Remember, long-term rates only go higher if the economy can absorb the Fed rate hikes. Watching the 10-yr Note fall from 4.30% to 3.57% over the course of the last month tells us long-term rates are sensing the economy can't absorb much more Fed rate hikes without going into a recession.

Consumer Inflation May Have Peaked

On Thursday, the Core Personal Consumption Expenditure (PCE) Index for October came in lower than expectations and lower than September. With the economy slowing as the Fed Chair acknowledged, we should expect lower inflation readings going forward.

Bottom line: Home loan rates have improved a bit. With more inventory coming to market and many sellers eager to make deals, now could be a great time to consider taking advantage of the opportunities in housing.

Looking Ahead

Next week the economic calendar is a little lighter, with only some medium impact reports set to be released. Additionally, the Federal Reserve members are in the quiet period where they do not speak one week prior to the next Fed Meeting. This all leads to the next Fed Meeting on Dec 13-14, where it is now widely expected the Fed will raise the Fed Funds Rate by .50% to a range of 4.25 to 4.50%.

Comments (8)

Nina Hollander, Broker
Coldwell Banker Realty - Charlotte, NC
Your Greater Charlotte Realtor

Hello Will... unfortunately the Fed, still under Yellin, helped get us in this pickle. I don't think they have a clue what they are doing and if rates are down somewhat it has to do with lack of demand and any improvement is not something the Fed can take credit for.

Dec 05, 2022 12:16 PM
Andrea Bedard
Thompson Company, REALTORS® 240.593.2860 - Silver Spring, MD
Fluent in Real Estate & German, M.A. ABR ASP CIPS

I have a few buyers who breathed a cautious sigh of relief, Will. Our inventory is still extremely low, so any increase in purchasing power is welcomed! 

Dec 05, 2022 01:36 PM
Dorie Dillard Austin TX
Coldwell Banker Realty ~ 512.750.6899 - Austin, TX
NW Austin ~ Canyon Creek and Spicewood/Balcones

Good evening Will,

I agree with Nina Hollander, Broker ,

I don't think they have a clue what they are doing and if rates are down somewhat it has to do with lack of demand and any improvement is not something the Fed can take credit for! 

Dec 05, 2022 03:57 PM
Wanda Kubat-Nerdin - Wanda Can!
Red Rock Real Estate (435) 632-9374 - St. George, UT
St. George Utah Area Residential Sales Agent

Unfortunately, the decisions the Feds are making impact them little to none but the buying consumer is burdened with that higher rate and many just cannot afford it! Hoping for better news in 2023, definitely not holding my breath.

Dec 05, 2022 06:05 PM
Jana Holmstrup
Jana Holmstrup - CCO - Kings Mortgage Services, Inc. - Visalia, CA

Remember, he said "rates only go higher if economy can absorb it" = lack of demand.

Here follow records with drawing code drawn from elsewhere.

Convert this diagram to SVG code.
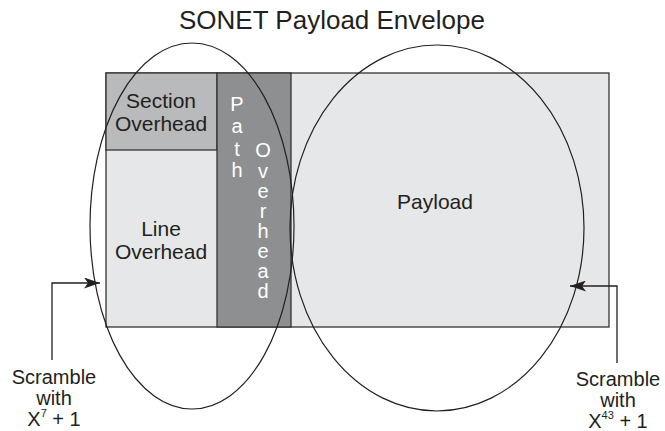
<svg xmlns="http://www.w3.org/2000/svg" width="665" height="431" viewBox="0 0 665 431">
<defs>
<style>
text{font-family:"Liberation Sans",Arial,sans-serif;fill:#231f20;font-size:21px}
.c{text-anchor:middle}
.w{fill:#ffffff;text-anchor:middle;font-size:20px}
.lb{font-size:20px;text-anchor:middle}
.box{stroke:#333;stroke-width:1.3}
.ell{fill:none;stroke:#231f20;stroke-width:1.2}
.ln{fill:none;stroke:#231f20;stroke-width:1.3}
.sup{font-size:11px}
</style>
<marker id="ah" viewBox="0 0 16 11" refX="16" refY="5.5" markerWidth="16" markerHeight="11" markerUnits="userSpaceOnUse" orient="auto">
<path d="M0,0 L16,5.5 L0,11 L4,5.5 Z" fill="#231f20"/>
</marker>
</defs>
<rect width="665" height="431" fill="#fff"/>
<text class="c" x="332" y="29" style="font-size:26px">SONET Payload Envelope</text>
<g id="envelope">
<rect class="box" x="106" y="73" width="503" height="254" fill="#e6e7e8"/>
</g>
<g id="section-overhead">
<rect class="box" x="106" y="73" width="111" height="77" fill="#b9babc"/>
<text class="c" x="161" y="108">Section</text>
<text class="c" x="161" y="131">Overhead</text>
</g>
<g id="line-overhead">
<text class="c" x="161" y="236">Line</text>
<text class="c" x="161" y="259">Overhead</text>
</g>
<g id="path-overhead">
<rect class="box" x="217" y="73" width="74" height="254" fill="#8e8f91"/>
<text class="w" x="237" y="111">P</text>
<text class="w" x="237" y="133">a</text>
<text class="w" x="237" y="156">t</text>
<text class="w" x="237" y="177">h</text>
<text class="w" x="263" y="157">O</text>
<text class="w" x="263" y="178">v</text>
<text class="w" x="263" y="198">e</text>
<text class="w" x="263" y="218">r</text>
<text class="w" x="263" y="238">h</text>
<text class="w" x="263" y="258">e</text>
<text class="w" x="263" y="278">a</text>
<text class="w" x="263" y="298">d</text>
</g>
<g id="payload">
<text class="c" x="435" y="209">Payload</text>
</g>
<g id="scramble-left-ellipse">
<ellipse class="ell" cx="192" cy="226" rx="102" ry="183"/>
</g>
<g id="scramble-right-ellipse">
<ellipse class="ell" cx="437" cy="228" rx="147" ry="183"/>
</g>
<g id="connectors">
<polyline class="ln" points="52,360 52,283 100,283" marker-end="url(#ah)"/>
<polyline class="ln" points="617,363 617,286 570,286" marker-end="url(#ah)"/>
</g>
<g id="label-left">
<text class="lb" x="54" y="384">Scramble</text>
<text class="lb" x="54" y="405">with</text>
<text class="lb" x="54" y="426">X<tspan class="sup" dy="-9">7</tspan><tspan dy="9"> + 1</tspan></text>
</g>
<g id="label-right">
<text class="lb" x="618" y="386">Scramble</text>
<text class="lb" x="618" y="407">with</text>
<text class="lb" x="618" y="428">X<tspan class="sup" dy="-9">43</tspan><tspan dy="9"> + 1</tspan></text>
</g>
</svg>
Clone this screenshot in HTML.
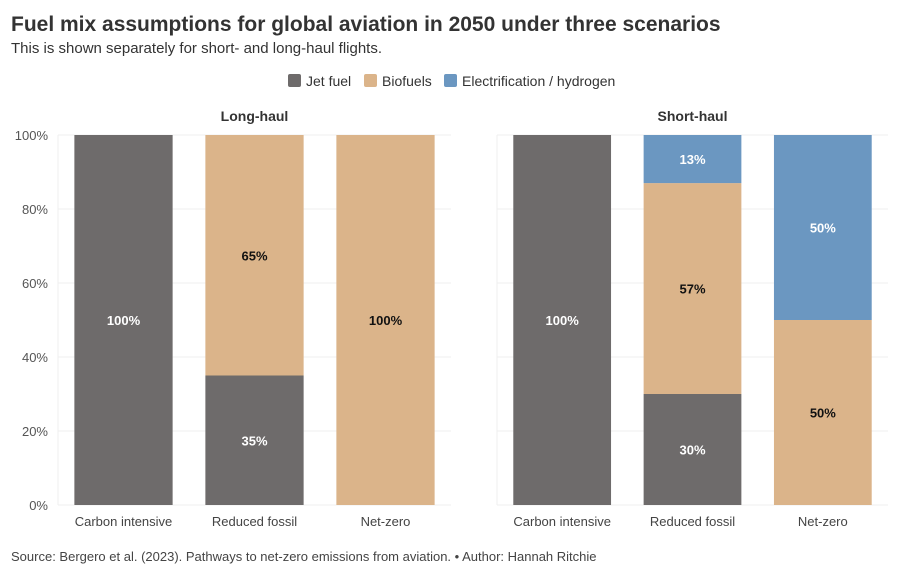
<!DOCTYPE html>
<html><head><meta charset="utf-8"><style>
body{margin:0;width:924px;height:575px;background:#fff;font-family:"Liberation Sans",sans-serif;overflow:hidden}
</style></head><body>
<svg width="924" height="575" id="svg" font-family="Liberation Sans, sans-serif">
<text x="11" y="31" font-size="21" font-weight="bold" fill="#333">Fuel mix assumptions for global aviation in 2050 under three scenarios</text>
<text x="11" y="53" font-size="15" fill="#333">This is shown separately for short- and long-haul flights.</text>
<g font-size="14" fill="#333">
<rect x="288" y="74" width="13" height="13" rx="2" fill="#6e6b6b"/><text x="306" y="86">Jet fuel</text>
<rect x="364" y="74" width="13" height="13" rx="2" fill="#dbb48a"/><text x="382" y="86">Biofuels</text>
<rect x="444" y="74" width="13" height="13" rx="2" fill="#6b97c1"/><text x="462" y="86">Electrification / hydrogen</text>
</g>
<text x="11" y="561" font-size="13" fill="#444">Source: Bergero et al. (2023). Pathways to net-zero emissions from aviation. • Author: Hannah Ritchie</text>
</svg>
<script>
const categories=["Carbon intensive","Reduced fossil","Net-zero"];
const panels=["Long-haul","Short-haul"];
const longJet=[100,35,0];
const longBio=[0,65,100];
const longElec=[0,0,0];
const shortJet=[100,30,0];
const shortBio=[0,57,50];
const shortElec=[0,13,50];
const yTicks=[0,20,40,60,80,100];
const svg=document.getElementById('svg');
const NS='http://www.w3.org/2000/svg';
function mk(t,a,p){const e=document.createElementNS(NS,t);for(const k in a)e.setAttribute(k,a[k]);(p||svg).appendChild(e);return e;}
const y0=505,y1=135;
function y(v){return y0-(v/100)*(y0-y1);}
const panelX=[[58,451],[497,888]];
const colors=["#6e6b6b","#dbb48a","#6b97c1"];
const names=["jet-fuel","biofuels","electrification"];
const data=[[longJet,longBio,longElec],[shortJet,shortBio,shortElec]];
panels.forEach((p,pi)=>{
 const [xa,xb]=panelX[pi];
 const g=mk('g',{});
 
 
 const tt=mk('text',{x:(xa+xb)/2,y:121,'text-anchor':'middle','font-size':14,'font-weight':'bold',fill:'#333'},g);tt.textContent=p;
 
 
 yTicks.forEach(t=>{
  const l=mk('line',{x1:xa,x2:xb,y1:y(t),y2:y(t),stroke:'#efefef',"stroke-width":1},g);
  
  
  if(pi==0){const lb=mk('text',{x:48,y:y(t)+5,'text-anchor':'end','font-size':13,fill:'#555'},g);lb.textContent=t+'%';
  
  }
 });
 const band=(xb-xa)/3;
 categories.forEach((c,ci)=>{
  const bx=xa+ci*band+band*0.125, bw=band*0.75;
  let acc=0;
  data[pi].forEach((ser,si)=>{
   const v=ser[ci]; if(!v)return;
   const r=mk('rect',{x:bx,y:y(acc+v),width:bw,height:y(acc)-y(acc+v),fill:colors[si]},g);
   
   
   const tx=mk('text',{x:bx+bw/2,y:(y(acc)+y(acc+v))/2+5,'text-anchor':'middle','font-size':13,'font-weight':'bold',fill:si==1?'#111':'#fff'},g);
   tx.textContent=v+'%';
   
   
   acc+=v;
  });
  const cl=mk('text',{x:bx+bw/2,y:526,'text-anchor':'middle','font-size':13,fill:'#444'},g);cl.textContent=c;
  
  
 });
 const ax=mk('line',{x1:xa,x2:xa,y1:y1,y2:y0,stroke:'#efefef'},g);
 
 
});
</script>
</body></html>
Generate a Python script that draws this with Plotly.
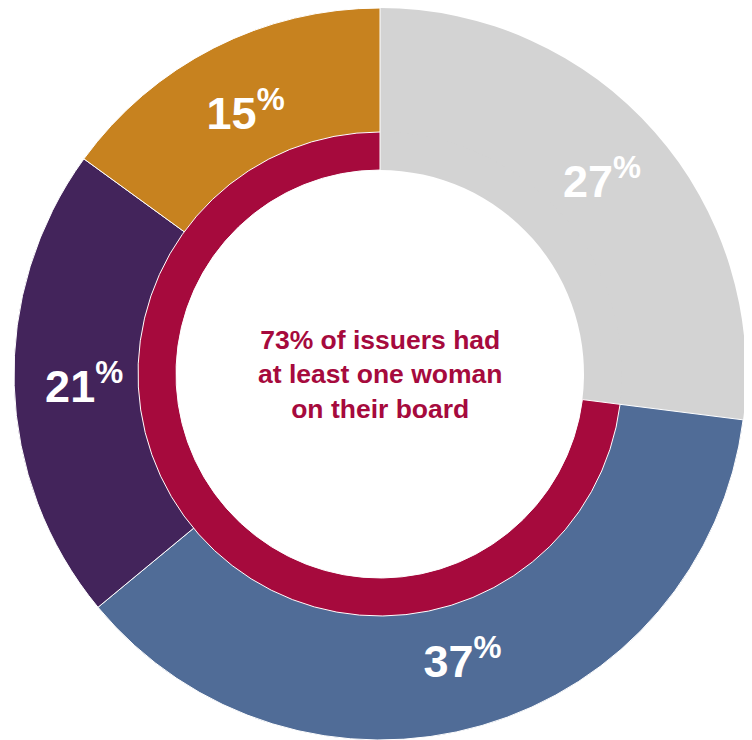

I agree they will start slowing the pace of rate hikes as the comps are higher, resulting in a lower CPI.  Really needs to get energy prices under control, it affects everything.

Dec 05, 2022 07:20 PM
Grant Schneider
Performance Development Strategies - Armonk, NY
Your Coach Helping You Create Successful Outcomes

Hi Will - it certainly is a roller coaster.  Markets don't like uncertainty.

Dec 06, 2022 03:53 AM
Ray Henson
eXp Realty of California, Inc. (lic. #01878277) - Elk Grove, CA
Realtor

I fear Powell and the Fed have already gone too far.  I wish they would show as much caution with rates going up as they did when they were reducing rates.  It seems as though they panicked after misreading the inflation numbers for so long.

Dec 06, 2022 06:23 AM
Diana Dahlberg
1 Month Realty - Pleasant Prairie, WI
Real Estate in Kenosha, WI since 1994 262-308-3563

I am working with a couple of buyers who are glad the rates came down "ever so slightly" but enough that it made a difference on their final outcomes.  Not holding my breath to see what happens in 2023.